「コーリャ」が小学校に入り、さらにこの町の新制中学(訳注 一八六四年の改革で新たに創設された四年制中学。小学校は三年制。普通の中学は八年制で、この新制中学を終えたあと、さらに進学を希望する者は、普通中学の相当学年に入れた。)に通うようになると、彼女は勉強の手伝いや、いっしょに予習復習をしてやれるように、あらゆる学課を息子といっしょに猛然と勉強しはじめ、すぐさま教師やその細君たちと近づきになり、「コーリャ」をいじめたり、からかったり、ぶったりせぬよう、機嫌をとり結びにかかりました。
このころの歴史をネットで調べると、1861年2月19日(3月5日)に農奴解放令が公布され、都市労働者(プロレタリアート)が供給され、工業が活性化し、ブルジョワジー階級が増加してロシアの資本主義経済が加速されます、アレクサンドル2世の思惑と異なり、農奴解放令によって逆に社会矛盾が激化することになり、革命の緊張は緩和されませんでした、アレクサンドル2世はヨーロッパ・ロシア34県とこれに属する郡に代議制議会を持つゼムストヴォ(地方自治機関)を設置する地方行政改革を行い、さらに司法改革、教育改革そして軍制改革をも実施しており、農奴解放を含めたこれら一連の改革は「大改革」と呼ばれています、(45)で「イワン」の論文に関して1864年の裁判制度改革のことが出てきています。

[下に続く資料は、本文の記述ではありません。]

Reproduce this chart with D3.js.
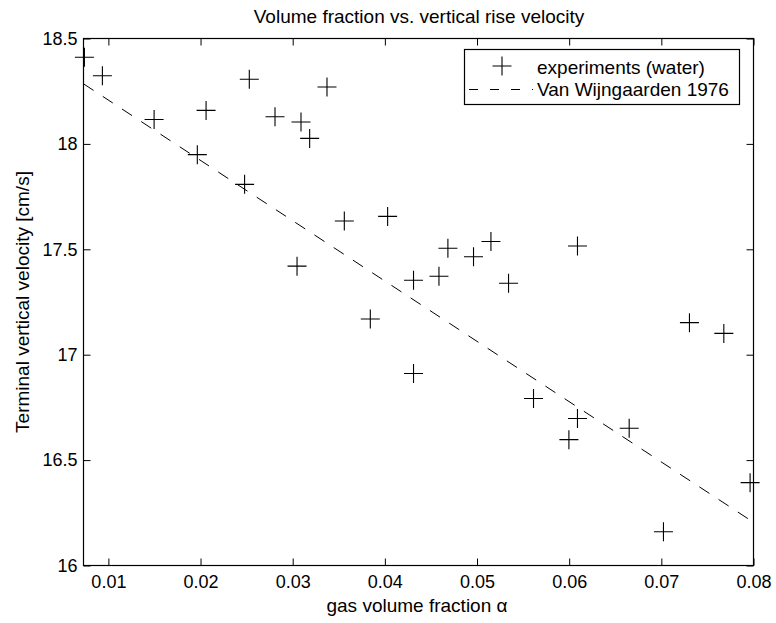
<!DOCTYPE html>
<html>
<head>
<meta charset="utf-8">
<script src="https://cdn.jsdelivr.net/npm/d3@7"></script>
<style>
  body { margin: 0; background: #fff; }
  text { font-family: "Liberation Sans", Arial, sans-serif; fill: #000; }
</style>
</head>
<body>
<svg width="776" height="623"></svg>
<script>
// measured points (gas volume fraction, terminal velocity cm/s)
var alpha = [0.0074, 0.00935, 0.01496, 0.0206, 0.02529, 0.01965, 0.02478, 0.02808, 0.0309, 0.03184,
  0.03047, 0.03372, 0.0356, 0.0403, 0.04684, 0.04962, 0.05151, 0.04311, 0.04587, 0.05342,
  0.03842, 0.04311, 0.05613, 0.0609, 0.05997, 0.06651, 0.07305, 0.07678, 0.07963, 0.07023, 0.0609];
var velocity = [18.411, 18.323, 18.116, 18.159, 18.307, 17.949, 17.808, 18.129, 18.104, 18.026,
  17.420, 18.270, 17.634, 17.656, 17.505, 17.465, 17.537, 17.353, 17.372, 17.339,
  17.169, 16.911, 16.792, 16.697, 16.597, 16.651, 17.152, 17.101, 16.393, 16.160, 17.516];

// Van Wijngaarden 1976 line (end points)
var modelAlpha = [0.0073, 0.08];
var modelVel = [18.285, 16.205];

var xTicks = [0.01, 0.02, 0.03, 0.04, 0.05, 0.06, 0.07, 0.08];
var yTicks = [16, 16.5, 17, 17.5, 18, 18.5];

var margin = {left: 83.5, top: 38.5, right: 753.5, bottom: 565.5};

var svg = d3.select("svg");

var x = d3.scaleLinear().domain([0.0073, 0.08]).range([margin.left, margin.right]);
var y = d3.scaleLinear().domain([16, 18.5]).range([margin.bottom, margin.top]);

// axes with inward ticks, on all four sides
var fs = "18px";
var gx = svg.append("g").attr("transform", "translate(0," + margin.bottom + ")")
  .call(d3.axisBottom(x).tickValues(xTicks).tickSize(-7).tickPadding(10).tickFormat(d3.format(".2f")));
var gxt = svg.append("g").attr("transform", "translate(0," + margin.top + ")")
  .call(d3.axisTop(x).tickValues(xTicks).tickSize(-7).tickFormat(""));
var gy = svg.append("g").attr("transform", "translate(" + margin.left + ",0)")
  .call(d3.axisLeft(y).tickValues(yTicks).tickSize(-7).tickPadding(6).tickFormat(d3.format("")));
var gyr = svg.append("g").attr("transform", "translate(" + margin.right + ",0)")
  .call(d3.axisRight(y).tickValues(yTicks).tickSize(-7).tickFormat(""));

[gx, gxt, gy, gyr].forEach(function(g) {
  g.select(".domain").remove();
  g.selectAll("line").attr("stroke", "#000");
  g.selectAll("text").style("font-size", fs).style("font-family", "Liberation Sans, Arial, sans-serif");
});

svg.append("rect")
  .attr("x", margin.left).attr("y", margin.top)
  .attr("width", margin.right - margin.left).attr("height", margin.bottom - margin.top)
  .attr("fill", "none").attr("stroke", "#000").attr("stroke-width", 1.2);

// dashed model line
var line = d3.line().x(function(d) { return x(d[0]); }).y(function(d) { return y(d[1]); });
svg.append("path")
  .datum(d3.zip(modelAlpha, modelVel))
  .attr("d", line)
  .attr("fill", "none").attr("stroke", "#000").attr("stroke-width", 1)
  .attr("stroke-dasharray", "12,11");

// plus markers
var s = 9.5;
function plus(cx, cy) {
  return "M" + (cx - s) + "," + cy + "H" + (cx + s) + "M" + cx + "," + (cy - s) + "V" + (cy + s);
}
svg.append("g").selectAll("path")
  .data(d3.zip(alpha, velocity))
  .enter().append("path")
  .attr("d", function(d) { return plus(x(d[0]), y(d[1])); })
  .attr("stroke", "#000").attr("stroke-width", 1.1).attr("fill", "none");

// legend
var lg = svg.append("g");
lg.append("rect").attr("x", 464.5).attr("y", 49.5).attr("width", 275).attr("height", 55)
  .attr("fill", "#fff").attr("stroke", "#000").attr("stroke-width", 1.2);
lg.append("path").attr("d", plus(502, 66)).attr("stroke", "#000").attr("stroke-width", 1.1);
lg.append("line").attr("x1", 469).attr("x2", 533).attr("y1", 89.5).attr("y2", 89.5)
  .attr("stroke", "#000").attr("stroke-dasharray", "9,12");
lg.append("text").attr("x", 537).attr("y", 74).style("font-size", "19px").text("experiments (water)");
lg.append("text").attr("x", 537).attr("y", 95.5).style("font-size", "19px").text("Van Wijngaarden 1976");

// titles
svg.append("text").attr("x", 419).attr("y", 23).attr("text-anchor", "middle")
  .style("font-size", "19px").text("Volume fraction vs. vertical rise velocity");
svg.append("text").attr("x", 417).attr("y", 612).attr("text-anchor", "middle")
  .style("font-size", "19px").text("gas volume fraction α");
svg.append("text").attr("transform", "translate(28.5,302) rotate(-90)").attr("text-anchor", "middle")
  .style("font-size", "19px").text("Terminal vertical velocity [cm/s]");
</script>
</body>
</html>
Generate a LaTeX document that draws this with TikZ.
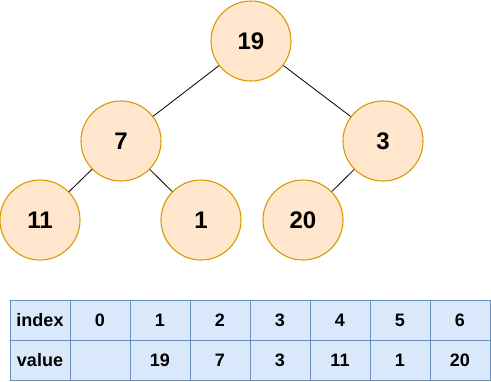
\documentclass[tikz,border=0pt]{standalone}
\usepackage{fontspec}
\setmainfont{Liberation Sans}
\usetikzlibrary{positioning}
\definecolor{heapFill}{HTML}{FFE6CC}
\definecolor{heapLine}{HTML}{D79B00}
\definecolor{cellFill}{HTML}{DAE8FC}
\definecolor{cellLine}{HTML}{6C8EBF}

\begin{document}
\begin{tikzpicture}[x=1pt,y=-1pt,
  heapnode/.style={circle,draw=heapLine,fill=heapFill,line width=1.1pt,
    minimum size=80pt,inner sep=0pt,font=\fontsize{24}{28}\selectfont\bfseries},
  cell/.style={draw=cellLine,fill=cellFill,line width=1pt,minimum width=60pt,
    minimum height=40pt,inner sep=0pt,font=\fontsize{18}{22}\selectfont\bfseries},
  link/.style={black,line width=0.8pt}]
\useasboundingbox (0,0) rectangle (491,381);
% heap as a tree
\node[heapnode] (n19) at (251,41) {19};
\node[heapnode] (n7) at (121,141) {7};
\node[heapnode] (n3) at (383,141) {3};
\node[heapnode] (n11) at (40,220) {11};
\node[heapnode] (n1) at (201,220) {1};
\node[heapnode] (n20) at (303,220) {20};
\draw[link] (n19) -- (n7);
\draw[link] (n19) -- (n3);
\draw[link] (n7) -- (n11);
\draw[link] (n7) -- (n1);
\draw[link] (n3) -- (n20);
% heap as an array
\node[cell] (idx) at (40,320) {index};
\node[cell] (val) at (40,360) {value};
\foreach \i/\v in {0/{},1/19,2/7,3/3,4/11,5/1,6/20} {
  \node[cell] (i\i) at (100+60*\i,320) {\i};
  \node[cell] (v\i) at (100+60*\i,360) {\v};
}
\end{tikzpicture}
\end{document}
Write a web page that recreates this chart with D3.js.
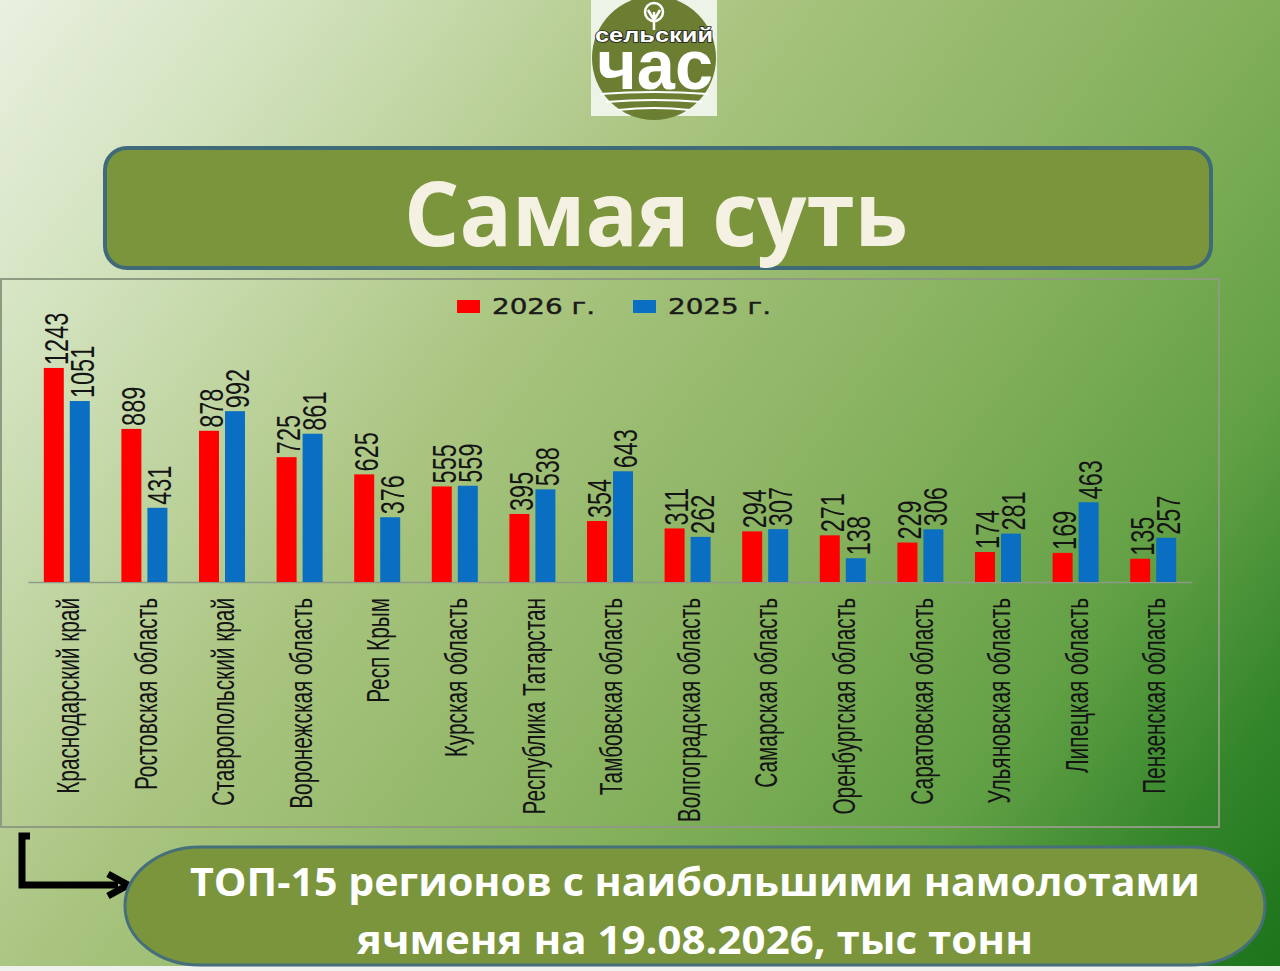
<!DOCTYPE html>
<html><head><meta charset="utf-8">
<script src="https://cdn.jsdelivr.net/npm/d3@7"></script>
<style>html,body{margin:0;padding:0;background:#fff;}svg{display:block}</style>
</head><body>
<svg id="c" width="1280" height="971"></svg>
<script>
const categories = ["Краснодарский край","Ростовская область","Ставропольский край","Воронежская область","Респ Крым","Курская область","Республика Татарстан","Тамбовская область","Волгоградская область","Самарская область","Оренбургская область","Саратовская область","Ульяновская область","Липецкая область","Пензенская область"];
const seriesNames = ["2026 г.","2025 г."];
const values2026 = [1243,889,878,725,625,555,395,354,311,294,271,229,174,169,135];
const values2025 = [1051,431,992,861,376,559,538,643,262,307,138,306,281,463,257];
const titleText = "Самая суть";
const captionLines = ["ТОП-15 регионов с наибольшими намолотами","ячменя на 19.08.2026, тыс тонн"];
const seriesColors = ["#ff0000","#0a6fc2"];

const svg = d3.select("#c");
const defs = svg.append("defs");
const bg = defs.append("linearGradient").attr("id","bg").attr("gradientUnits","userSpaceOnUse")
  .attr("x1",0).attr("y1",0).attr("x2",1280).attr("y2",971);
[[0,"#e9f0e0"],[0.15,"#d2e2bd"],[0.38,"#a9c47f"],[0.62,"#84b05c"],[0.78,"#62a045"],[0.9,"#33852a"],[1,"#1c731a"]]
  .forEach(([o,c])=>bg.append("stop").attr("offset",o).attr("stop-color",c));
svg.append("rect").attr("width",1280).attr("height",971).attr("fill","url(#bg)");
svg.append("rect").attr("y",966).attr("width",1280).attr("height",5).attr("fill","#eef1ee");

// Logo
const logo = svg.append("g");
logo.append("rect").attr("x",591).attr("y",0).attr("width",126).attr("height",116).attr("fill","#eef3e8");
logo.append("circle").attr("cx",654).attr("cy",58).attr("r",62).attr("fill","#6b7e32");
logo.append("circle").attr("cx",654).attr("cy",12).attr("r",9).attr("fill","none").attr("stroke","#fff").attr("stroke-width",2.5);
logo.append("path").attr("d","M654,30 L654,12 M654,20 L648,10 M654,20 L660,10").attr("stroke","#fff").attr("stroke-width",2.5).attr("fill","none");
logo.append("text").attr("x",655).attr("y",89).attr("text-anchor","middle")
  .attr("font-family","Liberation Sans, Arial, sans-serif").attr("font-weight",700).attr("font-size",70)
  .attr("textLength",116).attr("lengthAdjust","spacingAndGlyphs").attr("fill","#fff").text("час");
logo.append("text").attr("x",654).attr("y",42).attr("text-anchor","middle")
  .attr("font-family","Liberation Sans, Arial, sans-serif").attr("font-weight",700).attr("font-size",21)
  .attr("textLength",118).attr("lengthAdjust","spacingAndGlyphs").attr("fill","#fff")
  .attr("stroke","#1e1e1e").attr("stroke-width",1.6).attr("paint-order","stroke").text("сельский");
[[94,600,708],[102,606,702],[110,618,690]].forEach(([y,a,b])=>{
  logo.append("path").attr("d",`M${a},${y} Q${(a+b)/2},${y-4} ${b},${y}`).attr("stroke","#fff").attr("stroke-width",2).attr("fill","none");
});

// Title box
svg.append("rect").attr("x",105).attr("y",148).attr("width",1106).attr("height",120).attr("rx",22)
  .attr("fill","#7a953c").attr("stroke","#3f6a78").attr("stroke-width",4);
svg.append("text").attr("x",656).attr("y",246).attr("text-anchor","middle")
  .attr("font-family","Open Sans, sans-serif").attr("font-weight",700).attr("font-size",90)
  .attr("textLength",504).attr("lengthAdjust","spacingAndGlyphs")
  .attr("fill","#f4f1e2").text(titleText);

// Chart frame
svg.append("rect").attr("x",1).attr("y",279).attr("width",1218).attr("height",548)
  .attr("fill","none").attr("stroke","#8d9c80").attr("stroke-width",2);

const x0 = d3.scaleBand().domain(categories).range([28,1192]).paddingInner(0).paddingOuter(0);
const x1 = d3.scaleBand().domain(seriesNames).range([0,46]).paddingInner(0.2308);
const y = d3.scaleLinear().domain([0,1400]).range([582,582-1400*0.1722]);

const data = categories.map((c,i)=>({cat:c, vals:[values2026[i],values2025[i]]}));

const axis = svg.append("g").attr("transform","translate(0,582)")
  .call(d3.axisBottom(x0).tickSize(0).tickFormat(""));
axis.select(".domain").attr("stroke","#8e9a88").attr("stroke-width",1.5);

const groups = svg.append("g").selectAll("g").data(data).join("g")
  .attr("transform",d=>`translate(${x0(d.cat)+x0.bandwidth()/2-23},0)`);
groups.selectAll("rect").data(d=>d.vals.map((v,j)=>({s:seriesNames[j],v,j}))).join("rect")
  .attr("x",d=>x1(d.s)).attr("width",x1.bandwidth())
  .attr("y",d=>y(d.v)).attr("height",d=>y(0)-y(d.v))
  .attr("fill",d=>seriesColors[d.j]);
groups.selectAll("text").data(d=>d.vals.map((v,j)=>({s:seriesNames[j],v,j}))).join("text")
  .attr("transform",d=>`translate(${x1(d.s)+x1.bandwidth()/2+1.5},${y(d.v)-3}) scale(1.45,1) rotate(-90)`)
  .attr("dy","0.36em").attr("text-anchor","start")
  .attr("font-family","Liberation Sans, Arial, sans-serif").attr("font-size",23.5).attr("fill","#141414")
  .text(d=>d.v);

// category labels
svg.append("g").selectAll("text").data(categories).join("text")
  .attr("transform",d=>`translate(${x0(d)+x0.bandwidth()/2+1},598) scale(1.5,1) rotate(-90)`)
  .attr("dy","0.36em").attr("text-anchor","end")
  .attr("font-family","Liberation Sans, Arial, sans-serif").attr("font-size",20.8).attr("fill","#141414")
  .text(d=>d);

// legend
const leg = svg.append("g");
seriesNames.forEach((s,i)=>{
  const lx = [457,633][i];
  leg.append("rect").attr("x",lx).attr("y",300).attr("width",23).attr("height",13).attr("fill",seriesColors[i]);
  leg.append("text").attr("x",lx+35).attr("y",313.5).attr("font-family","DejaVu Sans, sans-serif").attr("font-size",21)
    .attr("textLength",103).attr("lengthAdjust","spacingAndGlyphs").attr("fill","#1a1a1a")
    .attr("stroke","#1a1a1a").attr("stroke-width",0.4).text(s);
});

// arrow
svg.append("path").attr("d","M30,836 L22,836 L22,885 L118,885").attr("fill","none").attr("stroke","#000").attr("stroke-width",7);
svg.append("path").attr("d","M108,874 L128,885 L108,896").attr("fill","none").attr("stroke","#000").attr("stroke-width",7).attr("stroke-linejoin","miter");

// caption panel
svg.append("rect").attr("x",125).attr("y",847).attr("width",1140).attr("height",118).attr("rx",75).attr("ry",59)
  .attr("fill","#7a953c").attr("stroke","#456f7a").attr("stroke-width",3);
svg.append("text").attr("x",695).attr("y",896).attr("text-anchor","middle")
  .attr("font-family","Open Sans, sans-serif").attr("font-weight",700).attr("font-size",40)
  .attr("textLength",1010).attr("lengthAdjust","spacingAndGlyphs").attr("fill","#fff").text(captionLines[0]);
svg.append("text").attr("x",695).attr("y",954).attr("text-anchor","middle")
  .attr("font-family","Open Sans, sans-serif").attr("font-weight",700).attr("font-size",40)
  .attr("textLength",676).attr("lengthAdjust","spacingAndGlyphs").attr("fill","#fff").text(captionLines[1]);
</script>
</body></html>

それが度をすごしたため、ついには本当に子供たちは母親のことで彼をばかにするようになり、お母さん子だと言って、からかいはじめました。
今も昔もよくあることですね。
しかし、「コーリャ」少年は自分を守りぬいてみせました。
彼は勇敢な少年で、クラスじゅうに噂が広まってすぐに定評となったとおり、《おそろしく強いやつ》で、敏捷で、一途な気性で、大胆で、実行力に富んでいました。
成績もよく、数学や世界史なら先生の「ダルダネーロフ」をも負かすだろうという評判さえありました。
勉強と体力の両方が優れていると子供の世界では英雄になれますね。
しかし、少年は得意顔でみんなを見下してはいたものの、友達としては実に立派で、高慢風を吹かすことがありませんでした。
級友たちの尊敬を当然のこととして受けはしましたが、友情にみちた態度を保ちつづけていました。
いちばん肝心なのは、節度をわきまえていることで、場合によっては自分を抑えることもできたし、学校当局に対しても、それを越えたら最後はもはや過失ではすまされなくなって無秩序や、反乱や、不法行為となってしまう、あの最後のぎりぎりの一線を、決して踏みこえはしませんでした。
が、それでも、しかるべき機会さえあれば、いたずらをやってのけるのは大好きで、どうにも手のつけられぬ餓鬼大将のようないたずらをやってのけるのですが、単なるいたずらというよりも、むしろ、ことさらむずかしいことを言ってみたり、とっぴな振舞いをしたり、《胸のすくような仕返し》をしたり、カッコいいことをしたり、いいところを見せたりするのでした。
何よりも、彼はたいそう自尊心が強いのでした。
母親まで目下のような立場に置き、ほとんど暴君のように振舞っていました。
母親も言うなりになっていました。
そう、もう永年言いなりになってきたのです。
ただ、彼女がなんとしても堪えられなかったのは、少年が《あまり愛してくれない》のではないかという思いだけでした。
のべつ「コーリャ」が《冷淡》なように思えて、ヒステリックな涙を流しながら、息子の冷淡さを難じはじめるような場合もしばしばありました。